Two days ago, when the pink line appeared in the little plastic window of the pregnancy test, she was not surprised. It was an intended accident. She knows what she is doing. She worked at the estate agency for a year and then she found a job at the London Library. And every second Thursday Claude comes to London and they go out for a meal and afterwards to his hotel. When she is with Claude she wants to be his wife and she is convinced that for the last two and a half years she’s just been waiting for the moment to become his wife. However, when she’s back in her bedsit, she knows that she has to finish this affair, end this game, because the outcome will no longer be in her favour. She is losing. And so she plays her trump card. She falls pregnant. It’s an accident. She didn’t plan it. But a tiny door in the back of her mind stood open for this final move. She knows Claude will not leave his wife, he won’t marry her. But now she will be his mistress with a child. His secret child. Only he and she will know about it. And of course the people she knows in London. But they won’t know who the father is. And his wife will not know about the child either, as she doesn’t even know about Lydia’s existence. Lydia, however, knows everything about the other woman. Claude talks about her, complains about her, is bored with her. But he feels duty-bound to stay with her. He comes to Lydia because he wants to. She is his secret life. And now they will share a secret. Lydia will give birth to their child and the quest for a purpose in her life will thus become redundant.
And she tell
s Claude that she is pregnant. She is lying on top of him, her cheek is resting on his naked chest, her legs are open wide above his limp penis. It is Friday morning, five to seven. She can see the time on his watch on the bedside table. She wanted to tell him last night, but then she didn’t. And now, even before she has finished pronouncing these three little words, she realizes it was the wrong moment.
‘Who by?’ he asks. Sleepily.
She watches the big hand as it moves on to the thin line before the number eleven. Claude loves traditional watches. She is still waiting for his chest to be lifted by laughter, although she already knows that this won’t happen.
‘Who by?’ she eventually echoes his question.
‘Yes, who by?’
He pushes her off his belly and sits up, swinging his feet over the edge of the bed.
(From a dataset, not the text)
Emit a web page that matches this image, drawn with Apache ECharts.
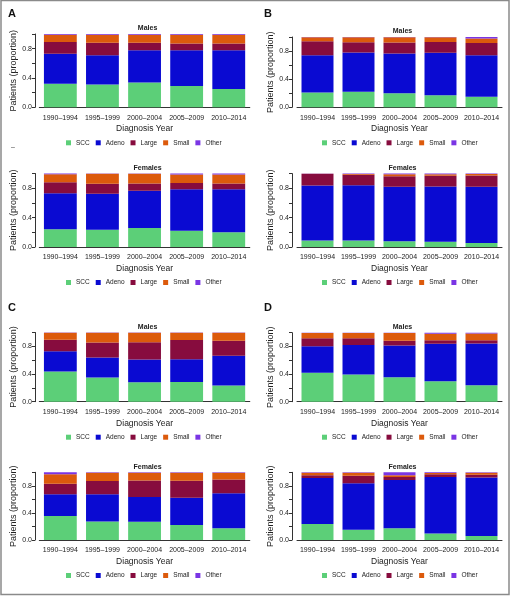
<!DOCTYPE html>
<html><head><meta charset="utf-8">
<script src="https://cdn.jsdelivr.net/npm/echarts@6/dist/echarts.min.js"></script>
<style>html,body{margin:0;padding:0;background:#fff}#c{width:512px;height:596px}</style>
</head><body><div id="c"></div>
<script>
// ---- data ----
const categories = ['1990–1994','1995–1999','2000–2004','2005–2009','2010–2014'];
const typeNames = ['SCC','Adeno','Large','Small','Other'];
const yTicks = [0, 0.4, 0.8];
// rows: SCC, Adeno, Large, Small, Other ; columns: categories
const aMales = [
  [0.32, 0.31, 0.34, 0.29, 0.25],
  [0.41, 0.40, 0.44, 0.49, 0.53],
  [0.16, 0.17, 0.10, 0.09, 0.09],
  [0.10, 0.11, 0.11, 0.12, 0.12],
  [0.01, 0.01, 0.01, 0.01, 0.01]
];
const aFemales = [
  [0.24, 0.235, 0.26, 0.22, 0.20],
  [0.49, 0.49, 0.505, 0.565, 0.585],
  [0.15, 0.135, 0.10, 0.085, 0.08],
  [0.11, 0.135, 0.13, 0.115, 0.12],
  [0.01, 0.005, 0.005, 0.015, 0.015]
];
const bMales = [
  [0.21, 0.22, 0.20, 0.17, 0.15],
  [0.53, 0.56, 0.565, 0.605, 0.59],
  [0.20, 0.145, 0.155, 0.155, 0.175],
  [0.055, 0.07, 0.075, 0.065, 0.065],
  [0.005, 0.005, 0.005, 0.005, 0.02]
];
const bFemales = [
  [0.087, 0.09, 0.08, 0.07, 0.055],
  [0.75, 0.75, 0.74, 0.755, 0.765],
  [0.158, 0.145, 0.145, 0.145, 0.155],
  [0.003, 0.01, 0.025, 0.02, 0.02],
  [0.002, 0.005, 0.01, 0.01, 0.005]
];
const cMales = [
  [0.435, 0.35, 0.28, 0.285, 0.235],
  [0.295, 0.29, 0.33, 0.33, 0.43],
  [0.165, 0.215, 0.25, 0.275, 0.215],
  [0.10, 0.14, 0.135, 0.105, 0.115],
  [0.005, 0.005, 0.005, 0.005, 0.005]
];
const cFemales = [
  [0.355, 0.275, 0.27, 0.22, 0.175],
  [0.32, 0.40, 0.365, 0.405, 0.515],
  [0.155, 0.195, 0.245, 0.25, 0.205],
  [0.14, 0.125, 0.115, 0.12, 0.10],
  [0.03, 0.005, 0.005, 0.005, 0.005]
];
const dMales = [
  [0.42, 0.395, 0.355, 0.295, 0.24],
  [0.385, 0.425, 0.46, 0.545, 0.605],
  [0.115, 0.10, 0.07, 0.05, 0.045],
  [0.075, 0.075, 0.11, 0.095, 0.10],
  [0.005, 0.005, 0.005, 0.015, 0.01]
];
const dFemales = [
  [0.235, 0.15, 0.175, 0.095, 0.06],
  [0.68, 0.69, 0.71, 0.835, 0.865],
  [0.04, 0.11, 0.045, 0.04, 0.04],
  [0.04, 0.045, 0.025, 0.02, 0.03],
  [0.005, 0.005, 0.045, 0.01, 0.005]
];

// ---- style / layout ----
const colors = ['#5ccf78', '#0a0ad2', '#870c3e', '#dc5a0c', '#7a35e4'];
const TXT = '#222';
const FONT = 'Liberation Sans, Arial, sans-serif';
const panels = [
  {d: aMales,   t: 'Males',   left: 39.3, width: 210.5, top: 34,    height: 73.3, off: 4.3, lx: 66},
  {d: aFemales, t: 'Females', left: 39.3, width: 210.5, top: 173.5, height: 73.5, off: 4.3, lx: 66},
  {d: cMales,   t: 'Males',   left: 39.3, width: 210.5, top: 332.5, height: 69.2, off: 4.3, lx: 66},
  {d: cFemales, t: 'Females', left: 39.3, width: 210.5, top: 472.3, height: 67.7, off: 4.3, lx: 66},
  {d: bMales,   t: 'Males',   left: 297,  width: 205,   top: 37,    height: 70.3, off: 5,   lx: 322},
  {d: bFemales, t: 'Females', left: 297,  width: 205,   top: 173.6, height: 73.4, off: 5,   lx: 322},
  {d: dMales,   t: 'Males',   left: 297,  width: 205,   top: 332.7, height: 69.0, off: 5,   lx: 322},
  {d: dFemales, t: 'Females', left: 297,  width: 205,   top: 472.3, height: 67.7, off: 5,   lx: 322}
];

const grid = [], xAxis = [], yAxis = [], series = [], title = [], legend = [];
panels.forEach((p, i) => {
  const bottom = p.top + p.height;
  grid.push({left: p.left, top: p.top, width: p.width, height: p.height});
  xAxis.push({
    type: 'category', gridIndex: i, data: categories,
    axisTick: {show: false},
    axisLine: {show: true, lineStyle: {color: '#333', width: 1}},
    axisLabel: {fontSize: 7, color: TXT, fontFamily: FONT, margin: 7, interval: 0},
    name: 'Diagnosis Year', nameLocation: 'middle', nameGap: 17,
    nameTextStyle: {fontSize: 8.5, color: TXT, fontFamily: FONT}
  });
  yAxis.push({
    type: 'value', gridIndex: i, min: 0, max: 1, interval: 0.2, offset: p.off,
    splitLine: {show: false},
    axisLine: {show: true, lineStyle: {color: '#333', width: 1}},
    axisTick: {show: true, length: 3, lineStyle: {color: '#333'}},
    axisLabel: {fontSize: 7, color: TXT, fontFamily: FONT, margin: 3,
      formatter: v => yTicks.some(t => Math.abs(t - v) < 1e-6) ? v.toFixed(1) : ''},
    name: 'Patients (proportion)', nameLocation: 'middle', nameGap: 17, nameRotate: 90,
    nameTextStyle: {fontSize: 9, color: TXT, fontFamily: FONT}
  });
  typeNames.forEach((nm, k) => {
    series.push({
      type: 'bar', name: nm, stack: 's' + i, xAxisIndex: i, yAxisIndex: i,
      data: p.d[k], barCategoryGap: '22%', itemStyle: {color: colors[k]},
      emphasis: {disabled: true}, animation: false
    });
  });
  title.push({
    text: p.t, left: p.left + p.width / 2 - 2, top: p.top - 14, textAlign: 'center',
    textStyle: {fontSize: 7, fontWeight: 'bold', color: TXT, fontFamily: FONT}
  });
  legend.push({
    data: typeNames, left: p.lx, top: bottom + 32, itemWidth: 5, itemHeight: 5, itemGap: 6,
    icon: 'rect', padding: 0,
    textStyle: {fontSize: 6.5, color: TXT, fontFamily: FONT}
  });
});

[['A', 8, 8], ['B', 264, 8], ['C', 8, 302], ['D', 264, 302]].forEach(([t, x, y]) => {
  title.push({text: t, left: x, top: y, padding: 0,
    textStyle: {fontSize: 11, fontWeight: 'bold', color: '#111', fontFamily: FONT}});
});

const chart = echarts.init(document.getElementById('c'), null, {renderer: 'canvas'});
chart.setOption({
  animation: false,
  color: colors,
  title, legend, grid, xAxis, yAxis, series,
  graphic: [
    {type: 'rect', shape: {x: 1, y: 0.5, width: 508, height: 594}, style: {fill: 'none', stroke: '#8a8a8a', lineWidth: 1.5}, silent: true},
    {type: 'text', left: 11, top: 144, style: {text: '–', fontSize: 7, fill: '#444', fontFamily: FONT}, silent: true}
  ]
});
</script></body></html>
Lydia sees his back and a thin red line, which she must have drawn with her fingernail last night.
‘By you. There is no one else.’
Her reply meets his back, then his bum as he stands up. She is looking at the watch once again. The big hand has moved on to three minutes to seven. Two more thin lines, then one final jump on to the big fat line and it will be seven o’clock. And she already knows that her life will be totally different at seven o’clock. She observers how Claude’s fingers close around his watch.
‘I thought you are taking the pill,’ he says.
She can see his left wrist from the side. His right hand closes the locking mechanism. It shuts with a click.
‘It was an accident,’ she replies, as Claude walks into the bathroom. The door shuts.
For a moment she lies still, then she gets up, dresses, in no hurry but without pausing in her stride. The air around her feels thick and is holding her upright. She takes her bag and leaves before Claude reappears from the bathroom. She wishes she would be angry with him. Kick against the closed bathroom door, crash her fists into it, throw her body against it until he opens up. And then scream at him, hurl herself at his huge fat body, tear his hair out, kick him between the legs until he starts reacting, defending himself, hitting her. Or until he squirms on the floor like a worm, and she will continue to boot him, right into his writhing, screaming body. His body, her body, it doesn’t matter who is beating and who is getting beaten – as long as her anger abides. She sees the images in her mind’s eye as she walks down the stairs: slowly, a step comes into view, then her foot, then the next step, then her other foot. An invisible glass bell jar ensures that she does not fall apart, is holding her together, in one piece, protects her and protects the world from her. No one can touch her and she can’t touch anyone.